++++ Extracted records
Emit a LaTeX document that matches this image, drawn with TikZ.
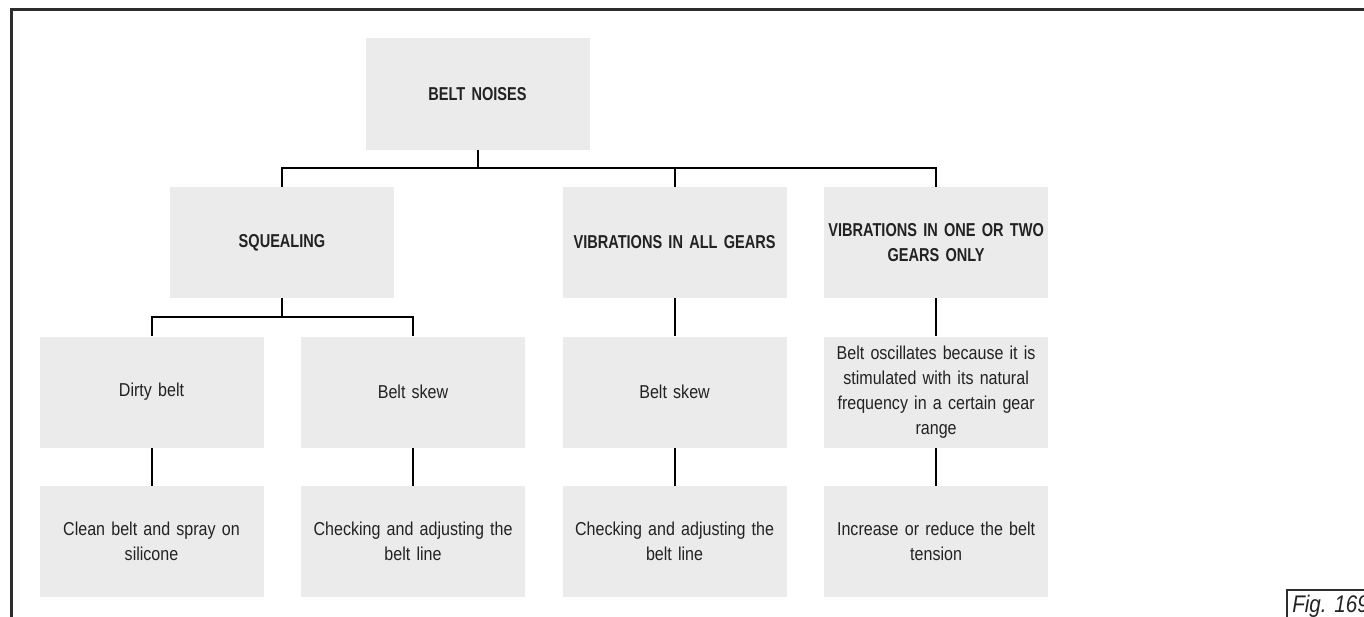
\documentclass[tikz,border=0pt]{standalone}
\usepackage{fontspec}
\setmainfont[FakeStretch=0.86,BoldFeatures={FakeStretch=0.78}]{Liberation Sans}
\usepackage{xcolor}
\usepackage{tikz}
\usetikzlibrary{positioning}
\definecolor{boxgray}{HTML}{EBEBEB}
\definecolor{ink}{HTML}{222222}
\tikzstyle{cause} = [rectangle, minimum width=168pt, minimum height=83.25pt, text width=166pt, inner sep=1pt, align=center, fill=boxgray, text=ink, font=\fontsize{14}{18.75}\selectfont]
\tikzstyle{heading} = [cause, font=\fontsize{14}{18.75}\selectfont\bfseries]
\tikzstyle{link} = [line width=1.5pt, black]
\tikzstyle{frame} = [line width=2.25pt, ink!95]

\begin{document}
\begin{tikzpicture}[x=0.75pt, y=-0.75pt, node distance=28.5pt and 27.75pt]
            \useasboundingbox (0,0) rectangle (1364,617);
            \clip (0,0) rectangle (1364,617);
            \draw [frame] (11,630) -- (11,10) -- (1370,10);

            % top of the tree
            \node (noises) [heading] at (477.5,94) {BELT NOISES};
            \node (squeal) [heading] at (282,242.5) {SQUEALING};

            % causes
            \node (dirty) [cause] at (151.5,392) {Dirty belt};
            \node (skewa) [cause, right=of dirty] {Belt skew};
            \node (skewb) [cause, right=of skewa] {Belt skew};
            \node (oscil) [cause, right=of skewb] {Belt oscillates because it is\\stimulated with its natural\\frequency in a certain gear\\range};
            \node (allgears) [heading, above=of skewb] {VIBRATIONS IN ALL GEARS};
            \node (onetwo) [heading, above=of oscil] {VIBRATIONS IN ONE OR TWO\\GEARS ONLY};

            % remedies
            \node (clean) [cause, below=of dirty] {Clean belt and spray on\\silicone};
            \node (adjusta) [cause, below=of skewa] {Checking and adjusting the\\belt line};
            \node (adjustb) [cause, below=of skewb] {Checking and adjusting the\\belt line};
            \node (tension) [cause, below=of oscil] {Increase or reduce the belt\\tension};

            \draw [link] (noises.south) -- ++(0,18) -| (squeal.north);
            \draw [link] (noises.south) ++(0,18) -| (allgears.north);
            \draw [link] (noises.south) ++(0,18) -| (onetwo.north);
            \draw [link] (squeal.south) -- ++(0,19) -| (dirty.north);
            \draw [link] (squeal.south) ++(0,19) -| (skewa.north);
            \draw [link] (allgears.south) -- (skewb.north);
            \draw [link] (onetwo.south) -- (oscil.north);
            \draw [link] (dirty.south) -- (clean.north);
            \draw [link] (skewa.south) -- (adjusta.north);
            \draw [link] (skewb.south) -- (adjustb.north);
            \draw [link] (oscil.south) -- (tension.north);

            % figure tag, cut at the page edge
            \draw [frame, line width=1.5pt] (1287,630) -- (1287,590) -- (1370,590);
            \node (figtag) [anchor=base west, inner sep=0pt, text=ink, font=\fontsize{18}{20}\selectfont\itshape] at (1292,612) {Fig. 169};
        \end{tikzpicture}
\end{document}
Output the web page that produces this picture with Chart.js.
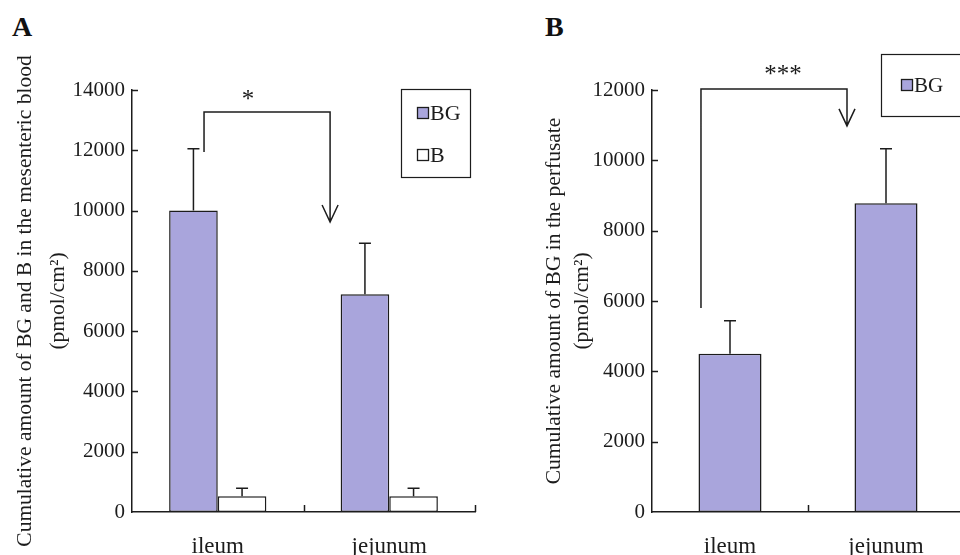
<!DOCTYPE html>
<html>
<head>
<meta charset="utf-8">
<script src="https://cdn.jsdelivr.net/npm/chart.js@4/dist/chart.umd.min.js"></script>
<style>
  html, body { margin: 0; padding: 0; background: #fff; }
  body { width: 960px; height: 555px; overflow: hidden; position: relative; }
  .panel { position: absolute; top: 0; }
  .tag { position: absolute; font: bold 28px 'Liberation Serif', 'Times New Roman', serif; line-height: 28px; color: #111; }
</style>
</head>
<body>
<div class="tag" style="left:12px; top:13px;">A</div>
<div class="tag" style="left:545px; top:13px;">B</div>
<div class="panel" style="left:0;"><canvas id="chartA" width="480" height="555"></canvas></div>
<div class="panel" style="left:480px;"><canvas id="chartB" width="520" height="555"></canvas></div>
<script>
// ---- data ----
const categories = ['ileum', 'jejunum'];

// panel A: mesenteric blood
const bgMeanA = [10000, 7220];
const bgErrTopA = [12050, 8920];
const bMeanA = [520, 520];
const bErrTopA = [790, 790];
const yTicksA = [0, 2000, 4000, 6000, 8000, 10000, 12000, 14000];

// panel B: perfusate
const bgMeanB = [4500, 8780];
const bgErrTopB = [5440, 10330];
const yTicksB = [0, 2000, 4000, 6000, 8000, 10000, 12000];

// significance brackets (x in category units, y in data units)
const bracketA = { x0: -0.08, x1: 0.655, yStart: 11940, yTop: 13270, yEnd: 9620, label: '*', labelX: 0.177, labelY: 13450 };
const bracketB = { x0: -0.186, x1: 0.75, yStart: 5800, yTop: 12030, yEnd: 10980, label: '***', labelX: 0.34, labelY: 12220 };

const SERIF = "'Liberation Serif', 'Times New Roman', serif";
const INK = '#1c1c1c';
const LAVENDER = '#a9a5dc';

Chart.defaults.font.family = SERIF;
Chart.defaults.color = INK;

// error bars, significance bracket, inside tick marks and boxed legend
const extras = {
    id: 'extras',
    afterDatasetsDraw(chart, args, opts) {
        const ctx = chart.ctx;
        const xs = chart.scales.x, ys = chart.scales.y;
        const area = chart.chartArea;
        ctx.save();
        ctx.strokeStyle = INK;
        ctx.lineWidth = 1.5;

        // error bars (upper only)
        opts.errTops.forEach((tops, di) => {
            const meta = chart.getDatasetMeta(di);
            tops.forEach((top, i) => {
                const bar = meta.data[i];
                const yt = ys.getPixelForValue(top);
                ctx.beginPath();
                ctx.moveTo(bar.x, bar.y);
                ctx.lineTo(bar.x, yt);
                ctx.moveTo(bar.x - 6, yt);
                ctx.lineTo(bar.x + 6, yt);
                ctx.stroke();
            });
        });

        // tick marks drawn inside the plot
        ys.ticks.forEach(t => {
            if (t.value === 0) return;
            const py = Math.round(ys.getPixelForValue(t.value)) + 0.5;
            ctx.beginPath();
            ctx.moveTo(area.left, py);
            ctx.lineTo(area.left + 6, py);
            ctx.stroke();
        });
        for (let i = 1; i <= categories.length; i++) {
            const px = Math.round(xs.getPixelForValue(i - 0.5)) + 0.5;
            ctx.beginPath();
            ctx.moveTo(px, area.bottom);
            ctx.lineTo(px, area.bottom - 7);
            ctx.stroke();
        }

        // bracket with arrow
        const b = opts.bracket;
        const x0 = xs.getPixelForValue(b.x0), x1 = xs.getPixelForValue(b.x1);
        const yS = ys.getPixelForValue(b.yStart), yT = ys.getPixelForValue(b.yTop), yE = ys.getPixelForValue(b.yEnd);
        ctx.beginPath();
        ctx.moveTo(x0, yS);
        ctx.lineTo(x0, yT);
        ctx.lineTo(x1, yT);
        ctx.lineTo(x1, yE);
        ctx.moveTo(x1 - 8, yE - 17);
        ctx.lineTo(x1, yE);
        ctx.lineTo(x1 + 8, yE - 17);
        ctx.stroke();
        ctx.fillStyle = INK;
        ctx.font = '25px ' + SERIF;
        ctx.textAlign = 'center';
        ctx.textBaseline = 'alphabetic';
        ctx.fillText(b.label, xs.getPixelForValue(b.labelX), ys.getPixelForValue(b.labelY));

        // legend box
        const L = opts.legend;
        ctx.lineWidth = 1.2;
        ctx.strokeRect(L.left + 0.5, L.top + 0.5, L.width, L.height);
        ctx.font = L.fontSize + 'px ' + SERIF;
        ctx.textAlign = 'left';
        ctx.textBaseline = 'middle';
        chart.data.datasets.forEach((ds, i) => {
            const cy = L.rows[i];
            ctx.fillStyle = ds.backgroundColor;
            ctx.fillRect(L.swatchX, cy - 6, 11, 12);
            ctx.strokeStyle = INK;
            ctx.lineWidth = 1.3;
            ctx.strokeRect(L.swatchX + 0.5, cy - 5.5, 11, 11);
            ctx.fillStyle = INK;
            ctx.fillText(ds.label, L.swatchX + 13, cy + 1);
        });
        ctx.restore();
    }
};

function makeScales(yTicks, yMax, yWidth, titleSpacing, titlePad) {
    return {
        x: {
            grid: { display: false, drawTicks: false },
            border: { display: true, color: INK, width: 1.5 },
            ticks: { font: { size: 23 }, color: INK, padding: 21 },
            afterFit(s) { s.height = 43; }
        },
        y: {
            min: 0,
            max: yMax,
            grid: { display: false, drawTicks: false },
            border: { display: true, color: INK, width: 1.5 },
            afterBuildTicks(s) { s.ticks = yTicks.map(v => ({ value: v })); },
            ticks: { font: { size: 21 }, color: INK, padding: 7, callback: v => String(v) },
            afterFit(s) { s.width = yWidth; },
            title: {
                display: true,
                text: [],
                color: INK,
                font: { size: 21.5, lineHeight: titleSpacing },
                padding: { top: titlePad, bottom: 0 }
            }
        }
    };
}

const scalesA = makeScales(yTicksA, 14000, 132, 1.535, 9);
scalesA.y.title.text = ['Cumulative amount of BG and B in the mesenteric blood', '(pmol/cm²)'];

new Chart(document.getElementById('chartA'), {
    type: 'bar',
    data: {
        labels: categories,
        datasets: [
            { label: 'BG', data: bgMeanA, backgroundColor: LAVENDER, borderColor: INK, borderWidth: 1.5, borderSkipped: false },
            { label: 'B', data: bMeanA, backgroundColor: '#ffffff', borderColor: INK, borderWidth: 1.5, borderSkipped: false }
        ]
    },
    options: {
        responsive: false,
        animation: false,
        layout: { padding: { top: 90, left: 0, right: 5, bottom: 0 } },
        datasets: { bar: { categoryPercentage: 0.567, barPercentage: 1 } },
        scales: scalesA,
        plugins: {
            legend: { display: false },
            tooltip: { enabled: false },
            extras: {
                errTops: [bgErrTopA, bErrTopA],
                bracket: bracketA,
                legend: { left: 401, top: 89, width: 69, height: 88, swatchX: 417, rows: [113, 155], fontSize: 22 }
            }
        }
    },
    plugins: [extras]
});

const scalesB = makeScales(yTicksB, 12000, 172, 1.3, 60);
scalesB.y.title.text = ['Cumulative amount of BG in the perfusate', '(pmol/cm²)'];

new Chart(document.getElementById('chartB'), {
    type: 'bar',
    data: {
        labels: categories,
        datasets: [
            { label: 'BG', data: bgMeanB, backgroundColor: LAVENDER, borderColor: INK, borderWidth: 1.5, borderSkipped: false }
        ]
    },
    options: {
        responsive: false,
        animation: false,
        layout: { padding: { top: 90, left: 0, right: 36, bottom: 0 } },
        datasets: { bar: { categoryPercentage: 0.404, barPercentage: 1 } },
        scales: scalesB,
        plugins: {
            legend: { display: false },
            tooltip: { enabled: false },
            extras: {
                errTops: [bgErrTopB],
                bracket: bracketB,
                legend: { left: 401, top: 54, width: 130, height: 62, swatchX: 421, rows: [85], fontSize: 21 }
            }
        }
    },
    plugins: [extras]
});
</script>
</body>
</html>
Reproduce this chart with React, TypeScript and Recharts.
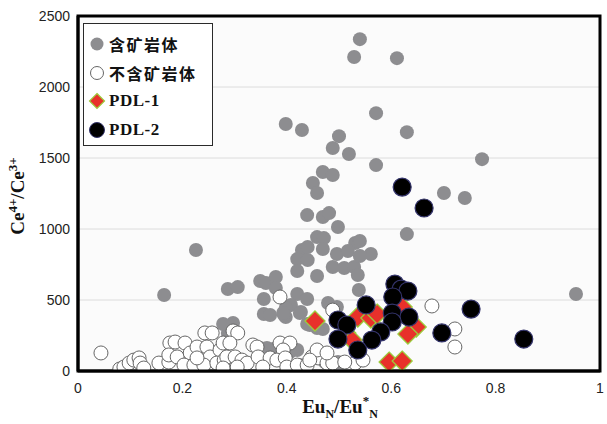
++++++++
*Problem details*
Without the pictures, please reproduce each line of the listing above exactly, from the first one through the line bearing "(onetwo) [heading, above=of".

*Solution to the problem*
Emit a LaTeX document that matches this image, drawn with TikZ.
\documentclass[tikz,border=0pt]{standalone}
\usepackage{fontspec}
\setmainfont[FakeStretch=0.86,BoldFeatures={FakeStretch=0.78}]{Liberation Sans}
\usepackage{xcolor}
\usepackage{tikz}
\usetikzlibrary{positioning}
\definecolor{boxgray}{HTML}{EBEBEB}
\definecolor{ink}{HTML}{222222}
\tikzstyle{cause} = [rectangle, minimum width=168pt, minimum height=83.25pt, text width=166pt, inner sep=1pt, align=center, fill=boxgray, text=ink, font=\fontsize{14}{18.75}\selectfont]
\tikzstyle{heading} = [cause, font=\fontsize{14}{18.75}\selectfont\bfseries]
\tikzstyle{link} = [line width=1.5pt, black]
\tikzstyle{frame} = [line width=2.25pt, ink!95]

\begin{document}
\begin{tikzpicture}[x=0.75pt, y=-0.75pt, node distance=28.5pt and 27.75pt]
            \useasboundingbox (0,0) rectangle (1364,617);
            \clip (0,0) rectangle (1364,617);
            \draw [frame] (11,630) -- (11,10) -- (1370,10);

            % top of the tree
            \node (noises) [heading] at (477.5,94) {BELT NOISES};
            \node (squeal) [heading] at (282,242.5) {SQUEALING};

            % causes
            \node (dirty) [cause] at (151.5,392) {Dirty belt};
            \node (skewa) [cause, right=of dirty] {Belt skew};
            \node (skewb) [cause, right=of skewa] {Belt skew};
            \node (oscil) [cause, right=of skewb] {Belt oscillates because it is\\stimulated with its natural\\frequency in a certain gear\\range};
            \node (allgears) [heading, above=of skewb] {VIBRATIONS IN ALL GEARS};
            \node (onetwo) [heading, above=of oscil] {VIBRATIONS IN ONE OR TWO\\GEARS ONLY};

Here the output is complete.